▶ _Exercise_
Wherever a line in the data below holds "code", copy that line.

▶ _Records supplied_
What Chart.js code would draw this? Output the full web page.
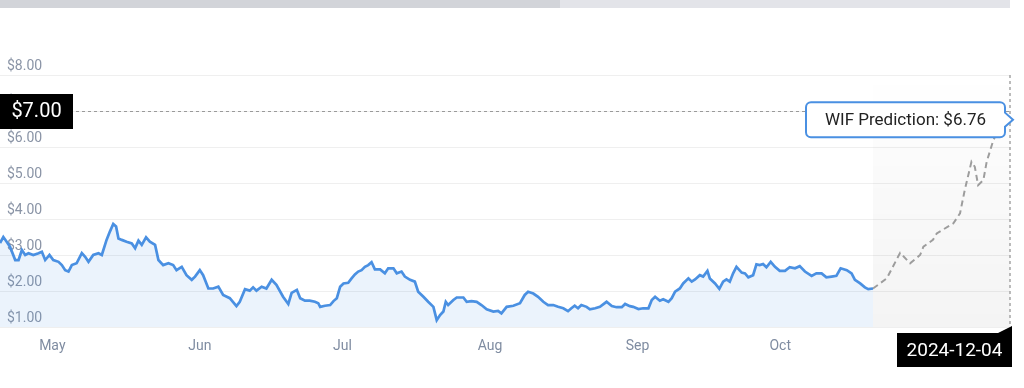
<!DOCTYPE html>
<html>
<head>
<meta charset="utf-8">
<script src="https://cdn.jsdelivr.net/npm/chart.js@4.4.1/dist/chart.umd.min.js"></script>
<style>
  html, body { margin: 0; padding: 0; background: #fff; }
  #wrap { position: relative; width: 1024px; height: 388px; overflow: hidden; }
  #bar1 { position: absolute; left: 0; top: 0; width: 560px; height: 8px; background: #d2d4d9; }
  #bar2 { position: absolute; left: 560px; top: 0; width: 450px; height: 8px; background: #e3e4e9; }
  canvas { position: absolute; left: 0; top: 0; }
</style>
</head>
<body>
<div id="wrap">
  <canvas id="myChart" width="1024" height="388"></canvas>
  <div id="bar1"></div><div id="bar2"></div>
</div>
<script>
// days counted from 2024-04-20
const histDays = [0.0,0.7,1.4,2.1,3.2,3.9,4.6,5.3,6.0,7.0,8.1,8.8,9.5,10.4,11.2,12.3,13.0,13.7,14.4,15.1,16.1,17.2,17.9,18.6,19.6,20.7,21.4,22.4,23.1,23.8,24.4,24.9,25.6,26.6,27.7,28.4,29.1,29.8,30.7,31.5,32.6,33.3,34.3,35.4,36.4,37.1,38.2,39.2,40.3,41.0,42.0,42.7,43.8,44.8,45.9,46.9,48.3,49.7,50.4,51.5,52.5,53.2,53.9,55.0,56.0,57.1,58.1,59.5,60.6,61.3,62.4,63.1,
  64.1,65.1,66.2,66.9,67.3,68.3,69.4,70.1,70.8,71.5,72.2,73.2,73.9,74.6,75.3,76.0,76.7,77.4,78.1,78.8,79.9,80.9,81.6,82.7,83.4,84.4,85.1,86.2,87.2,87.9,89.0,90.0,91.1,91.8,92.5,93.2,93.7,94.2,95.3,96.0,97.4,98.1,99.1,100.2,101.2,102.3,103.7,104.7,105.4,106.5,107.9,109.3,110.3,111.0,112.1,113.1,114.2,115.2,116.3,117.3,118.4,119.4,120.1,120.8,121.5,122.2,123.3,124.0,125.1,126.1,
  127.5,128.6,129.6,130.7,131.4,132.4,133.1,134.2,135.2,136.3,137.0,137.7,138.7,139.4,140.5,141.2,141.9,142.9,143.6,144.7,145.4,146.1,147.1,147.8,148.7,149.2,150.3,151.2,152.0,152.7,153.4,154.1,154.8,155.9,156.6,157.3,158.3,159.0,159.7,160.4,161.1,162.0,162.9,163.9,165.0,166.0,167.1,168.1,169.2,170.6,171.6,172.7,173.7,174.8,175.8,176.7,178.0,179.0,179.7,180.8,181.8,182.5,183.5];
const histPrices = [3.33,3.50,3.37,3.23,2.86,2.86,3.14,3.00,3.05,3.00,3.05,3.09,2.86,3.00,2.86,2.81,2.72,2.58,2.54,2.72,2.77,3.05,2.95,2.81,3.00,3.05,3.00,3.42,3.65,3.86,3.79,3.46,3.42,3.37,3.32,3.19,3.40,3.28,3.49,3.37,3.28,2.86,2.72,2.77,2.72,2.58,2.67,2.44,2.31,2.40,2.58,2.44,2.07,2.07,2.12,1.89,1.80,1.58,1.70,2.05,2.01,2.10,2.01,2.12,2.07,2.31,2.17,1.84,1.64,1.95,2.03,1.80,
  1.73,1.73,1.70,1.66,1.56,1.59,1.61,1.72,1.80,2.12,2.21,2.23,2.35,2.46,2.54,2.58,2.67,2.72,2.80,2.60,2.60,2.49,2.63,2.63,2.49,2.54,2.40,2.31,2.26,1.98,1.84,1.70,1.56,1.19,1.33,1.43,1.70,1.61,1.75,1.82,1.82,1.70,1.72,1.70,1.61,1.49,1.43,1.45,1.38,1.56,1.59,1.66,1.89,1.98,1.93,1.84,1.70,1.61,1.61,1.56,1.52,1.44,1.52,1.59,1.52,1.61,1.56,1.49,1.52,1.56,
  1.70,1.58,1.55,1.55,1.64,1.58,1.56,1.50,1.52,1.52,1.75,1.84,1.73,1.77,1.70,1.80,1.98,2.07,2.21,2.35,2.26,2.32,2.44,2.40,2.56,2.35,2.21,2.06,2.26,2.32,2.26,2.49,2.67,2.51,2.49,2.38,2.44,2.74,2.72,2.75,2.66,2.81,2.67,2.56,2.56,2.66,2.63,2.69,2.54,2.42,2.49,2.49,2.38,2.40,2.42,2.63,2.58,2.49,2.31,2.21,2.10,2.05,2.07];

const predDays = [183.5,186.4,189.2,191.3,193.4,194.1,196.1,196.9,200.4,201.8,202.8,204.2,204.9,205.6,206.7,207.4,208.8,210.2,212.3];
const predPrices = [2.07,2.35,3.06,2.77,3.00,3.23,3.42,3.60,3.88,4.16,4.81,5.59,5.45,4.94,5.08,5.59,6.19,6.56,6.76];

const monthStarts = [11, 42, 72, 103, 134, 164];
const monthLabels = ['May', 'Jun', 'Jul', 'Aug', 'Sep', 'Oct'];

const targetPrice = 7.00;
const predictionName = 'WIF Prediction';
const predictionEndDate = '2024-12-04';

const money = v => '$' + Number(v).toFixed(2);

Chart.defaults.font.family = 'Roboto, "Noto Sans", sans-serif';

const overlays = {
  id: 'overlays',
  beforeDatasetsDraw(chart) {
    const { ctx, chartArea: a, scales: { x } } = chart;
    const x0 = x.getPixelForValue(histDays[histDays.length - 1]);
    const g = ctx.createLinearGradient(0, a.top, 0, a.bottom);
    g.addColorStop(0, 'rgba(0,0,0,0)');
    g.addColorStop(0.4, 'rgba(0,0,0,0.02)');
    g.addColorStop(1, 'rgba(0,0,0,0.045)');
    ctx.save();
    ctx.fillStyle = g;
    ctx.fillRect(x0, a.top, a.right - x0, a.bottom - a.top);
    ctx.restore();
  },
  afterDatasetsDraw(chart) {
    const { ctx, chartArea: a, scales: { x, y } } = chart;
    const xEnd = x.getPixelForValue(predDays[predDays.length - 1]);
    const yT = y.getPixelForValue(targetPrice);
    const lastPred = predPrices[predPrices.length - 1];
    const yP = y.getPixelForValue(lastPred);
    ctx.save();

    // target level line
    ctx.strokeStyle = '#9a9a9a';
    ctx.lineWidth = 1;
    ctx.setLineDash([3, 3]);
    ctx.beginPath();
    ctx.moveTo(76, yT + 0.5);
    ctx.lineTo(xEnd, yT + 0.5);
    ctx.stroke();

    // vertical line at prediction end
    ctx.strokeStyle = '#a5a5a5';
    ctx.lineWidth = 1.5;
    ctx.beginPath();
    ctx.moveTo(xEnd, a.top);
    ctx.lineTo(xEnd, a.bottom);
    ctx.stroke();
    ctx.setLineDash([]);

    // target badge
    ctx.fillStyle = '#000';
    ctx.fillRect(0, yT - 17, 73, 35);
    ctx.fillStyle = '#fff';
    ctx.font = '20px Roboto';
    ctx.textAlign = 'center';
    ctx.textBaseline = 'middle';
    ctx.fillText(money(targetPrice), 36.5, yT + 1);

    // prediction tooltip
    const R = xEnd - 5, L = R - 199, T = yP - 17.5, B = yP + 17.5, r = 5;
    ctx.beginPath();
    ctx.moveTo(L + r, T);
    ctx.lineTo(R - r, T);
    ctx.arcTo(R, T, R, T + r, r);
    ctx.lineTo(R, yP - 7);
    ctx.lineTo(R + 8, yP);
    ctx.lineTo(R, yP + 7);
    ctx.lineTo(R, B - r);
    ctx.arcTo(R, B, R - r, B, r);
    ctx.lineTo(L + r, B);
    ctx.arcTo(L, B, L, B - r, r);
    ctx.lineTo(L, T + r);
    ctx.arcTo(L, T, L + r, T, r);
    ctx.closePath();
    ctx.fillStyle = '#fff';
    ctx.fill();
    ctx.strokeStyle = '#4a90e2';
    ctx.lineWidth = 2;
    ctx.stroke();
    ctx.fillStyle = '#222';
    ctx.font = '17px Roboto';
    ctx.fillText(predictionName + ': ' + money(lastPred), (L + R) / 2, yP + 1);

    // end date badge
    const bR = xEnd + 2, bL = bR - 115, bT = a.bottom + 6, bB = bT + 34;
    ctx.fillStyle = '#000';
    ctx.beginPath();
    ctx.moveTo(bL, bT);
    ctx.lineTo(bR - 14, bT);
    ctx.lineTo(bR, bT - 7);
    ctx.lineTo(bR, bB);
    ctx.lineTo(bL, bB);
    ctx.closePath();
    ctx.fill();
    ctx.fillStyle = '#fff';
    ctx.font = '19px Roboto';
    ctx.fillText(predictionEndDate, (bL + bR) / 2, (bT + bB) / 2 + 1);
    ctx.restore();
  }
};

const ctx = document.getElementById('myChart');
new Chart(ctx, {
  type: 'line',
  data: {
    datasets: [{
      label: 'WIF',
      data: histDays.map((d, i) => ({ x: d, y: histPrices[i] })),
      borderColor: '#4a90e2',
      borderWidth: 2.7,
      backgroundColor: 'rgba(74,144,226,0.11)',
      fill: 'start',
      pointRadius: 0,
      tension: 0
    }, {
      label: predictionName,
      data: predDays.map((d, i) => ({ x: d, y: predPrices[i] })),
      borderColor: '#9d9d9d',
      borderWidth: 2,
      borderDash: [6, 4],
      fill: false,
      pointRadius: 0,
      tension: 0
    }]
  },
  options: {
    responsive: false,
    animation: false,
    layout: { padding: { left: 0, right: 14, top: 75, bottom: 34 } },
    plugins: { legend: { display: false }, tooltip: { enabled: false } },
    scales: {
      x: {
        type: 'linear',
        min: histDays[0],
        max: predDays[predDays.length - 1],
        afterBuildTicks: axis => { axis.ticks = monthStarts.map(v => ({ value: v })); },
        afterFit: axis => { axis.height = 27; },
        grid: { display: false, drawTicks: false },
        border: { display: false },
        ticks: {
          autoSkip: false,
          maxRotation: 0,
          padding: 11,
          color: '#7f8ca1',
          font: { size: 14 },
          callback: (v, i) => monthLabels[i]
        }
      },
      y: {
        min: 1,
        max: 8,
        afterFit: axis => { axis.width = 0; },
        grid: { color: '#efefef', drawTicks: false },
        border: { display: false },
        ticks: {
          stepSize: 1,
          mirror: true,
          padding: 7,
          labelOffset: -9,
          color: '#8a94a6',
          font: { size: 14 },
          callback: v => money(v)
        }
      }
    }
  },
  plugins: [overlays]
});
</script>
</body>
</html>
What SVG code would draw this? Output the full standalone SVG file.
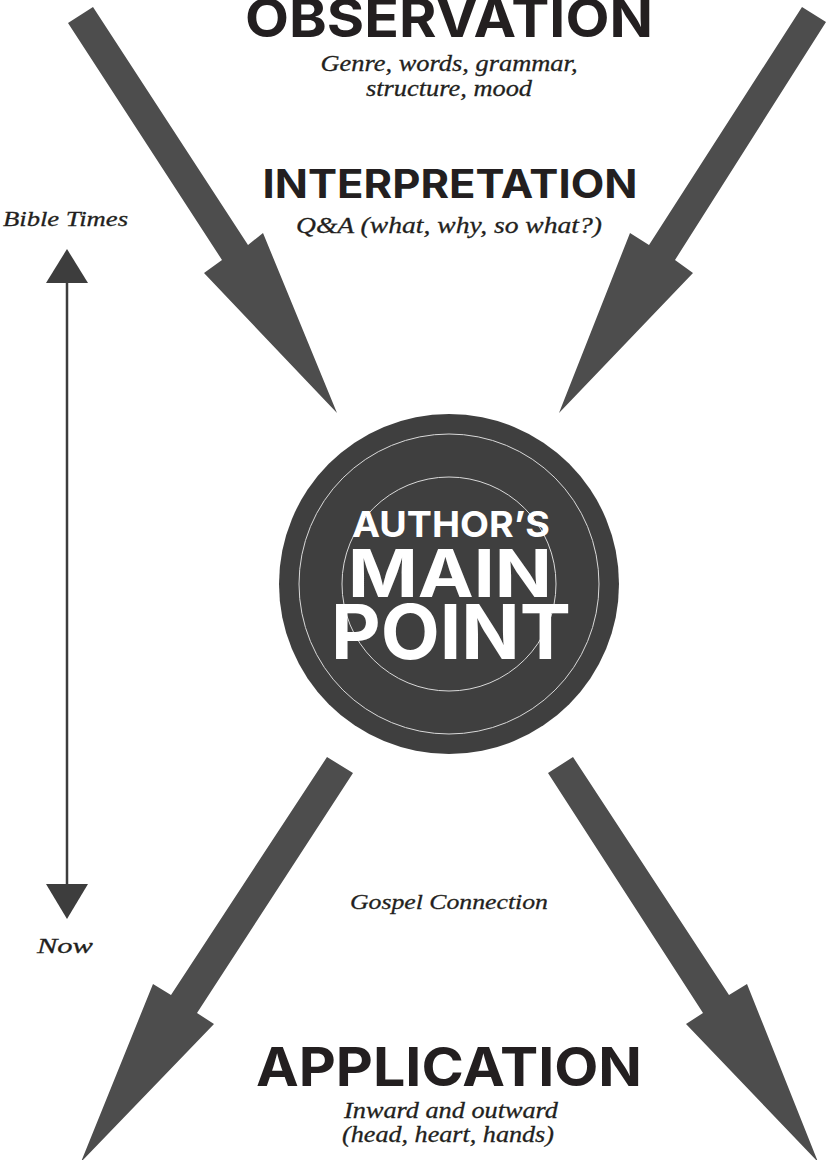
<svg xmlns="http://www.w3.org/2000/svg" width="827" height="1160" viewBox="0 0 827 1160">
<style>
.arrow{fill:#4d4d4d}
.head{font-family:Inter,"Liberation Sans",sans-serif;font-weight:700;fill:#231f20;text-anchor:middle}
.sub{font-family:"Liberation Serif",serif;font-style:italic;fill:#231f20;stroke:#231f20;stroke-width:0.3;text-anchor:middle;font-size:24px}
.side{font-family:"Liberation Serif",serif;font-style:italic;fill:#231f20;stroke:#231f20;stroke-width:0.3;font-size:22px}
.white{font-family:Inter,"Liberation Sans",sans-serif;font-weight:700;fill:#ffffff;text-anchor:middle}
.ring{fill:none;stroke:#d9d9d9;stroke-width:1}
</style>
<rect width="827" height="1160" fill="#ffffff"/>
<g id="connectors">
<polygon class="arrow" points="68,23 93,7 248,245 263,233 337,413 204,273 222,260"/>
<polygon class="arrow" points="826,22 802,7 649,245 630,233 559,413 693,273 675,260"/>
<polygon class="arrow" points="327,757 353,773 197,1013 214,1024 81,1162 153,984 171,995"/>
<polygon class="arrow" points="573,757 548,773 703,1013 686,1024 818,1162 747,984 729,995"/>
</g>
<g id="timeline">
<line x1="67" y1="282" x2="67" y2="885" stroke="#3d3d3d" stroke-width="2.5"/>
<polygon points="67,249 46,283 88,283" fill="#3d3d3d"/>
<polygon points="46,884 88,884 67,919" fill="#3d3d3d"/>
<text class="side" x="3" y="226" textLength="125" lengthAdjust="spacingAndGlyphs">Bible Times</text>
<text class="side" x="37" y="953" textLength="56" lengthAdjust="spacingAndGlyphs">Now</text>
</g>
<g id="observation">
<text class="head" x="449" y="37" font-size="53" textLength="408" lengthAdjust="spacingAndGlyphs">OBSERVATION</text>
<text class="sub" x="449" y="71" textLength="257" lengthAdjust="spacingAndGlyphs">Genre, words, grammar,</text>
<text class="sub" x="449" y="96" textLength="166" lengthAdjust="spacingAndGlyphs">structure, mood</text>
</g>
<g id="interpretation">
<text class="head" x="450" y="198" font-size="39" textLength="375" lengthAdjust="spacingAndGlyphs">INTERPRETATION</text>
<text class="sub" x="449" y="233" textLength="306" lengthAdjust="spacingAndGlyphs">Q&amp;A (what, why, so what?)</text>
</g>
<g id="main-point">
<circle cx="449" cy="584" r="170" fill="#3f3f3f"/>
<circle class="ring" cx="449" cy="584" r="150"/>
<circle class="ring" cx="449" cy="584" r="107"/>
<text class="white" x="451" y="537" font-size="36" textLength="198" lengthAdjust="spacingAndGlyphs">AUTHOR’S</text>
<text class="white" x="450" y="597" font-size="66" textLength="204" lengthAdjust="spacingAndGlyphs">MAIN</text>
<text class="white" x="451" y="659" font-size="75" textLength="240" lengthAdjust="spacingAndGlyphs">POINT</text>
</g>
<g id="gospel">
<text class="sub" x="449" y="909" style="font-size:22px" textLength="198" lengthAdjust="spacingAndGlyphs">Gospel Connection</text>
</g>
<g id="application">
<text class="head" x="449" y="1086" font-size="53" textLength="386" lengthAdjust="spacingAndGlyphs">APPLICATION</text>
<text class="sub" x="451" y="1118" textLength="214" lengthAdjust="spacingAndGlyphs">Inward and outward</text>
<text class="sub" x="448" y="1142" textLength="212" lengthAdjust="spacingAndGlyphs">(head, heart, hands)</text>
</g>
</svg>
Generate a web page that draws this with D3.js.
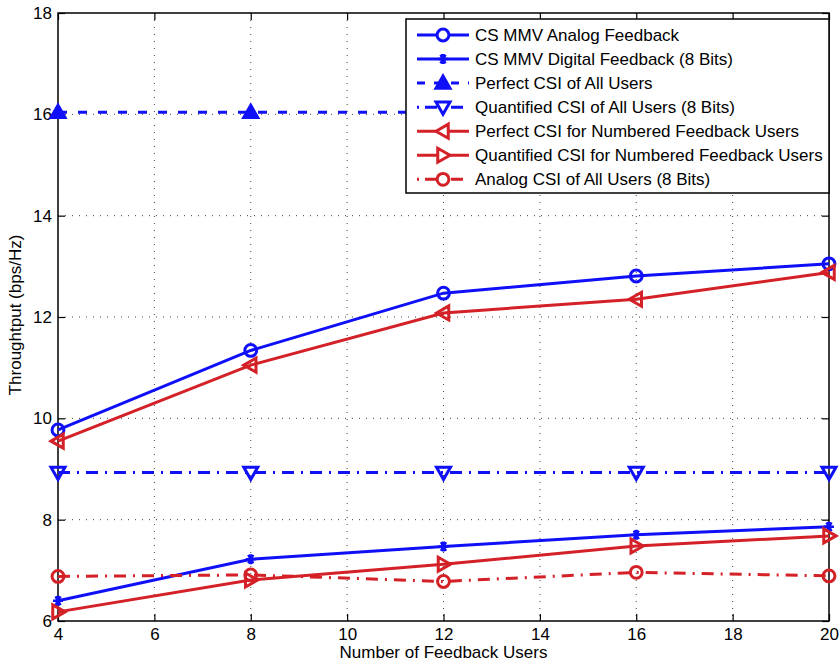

▶ _Worked answer_
What Chart.js code would draw this? Output the full web page.
What SVG code would draw this? Output the full standalone SVG file.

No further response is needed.